Existing Gaussian inverse rendering methods estimate BRDF parameters independently for each primitive, resulting in an under-constrained material recovery problem, while palette-based approaches operate solely in RGB space and lack physical plausibility. This work proposes a global material palette-based decomposition framework that maps pixels to a shared set of BRDF prototypes via a continuous spatial material field. By jointly optimizing the material field, the BRDF palette, and environmental illumination, our method achieves physically plausible relighting, efficient material editing, and cross-region material transfer, while recovering a compact and spatially coherent material representation.

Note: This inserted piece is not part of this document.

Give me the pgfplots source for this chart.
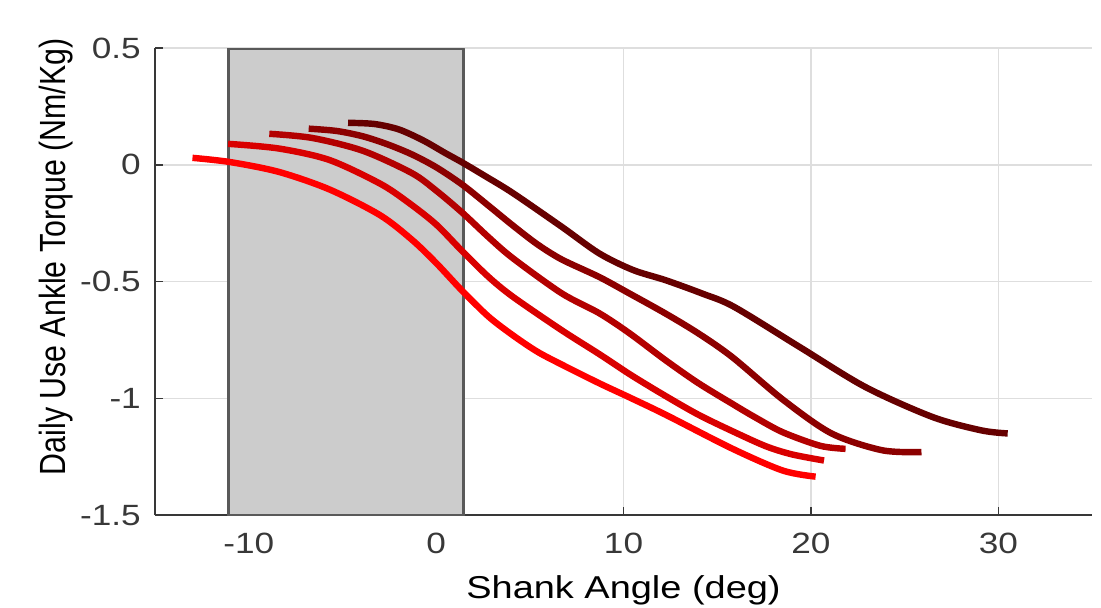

We present MaterialClusterGS, a palette-based material decomposition framework for 2D Gaussian Splatting that enables physically based relighting and material editing. Existing Gaussian inverse rendering methods typically assign independent BRDF parameters to individual primitives. While flexible, this local fitting strategy makes material recovery highly under-constrained: shadows, indirect illumination, geometric errors, and visibility residuals can be absorbed into thousands of slightly different local material estimates. Meanwhile, recent palette-based appearance methods operate solely in RGB space without modeling physical materials or illumination. To bridge this gap, we represent scene materials using a compact global palette of shared BRDF prototypes assigned via a continuous spatial material field. Without shared material structure, editing one region does not propagate consistently to others of the same material, making per-primitive decompositions impractical for editing. We jointly optimize the material field, palette prototypes, and environment lighting under a physically based rendering objective. The resulting framework recovers compact, spatially coherent attributes directly usable for material editing, relighting, and transfer.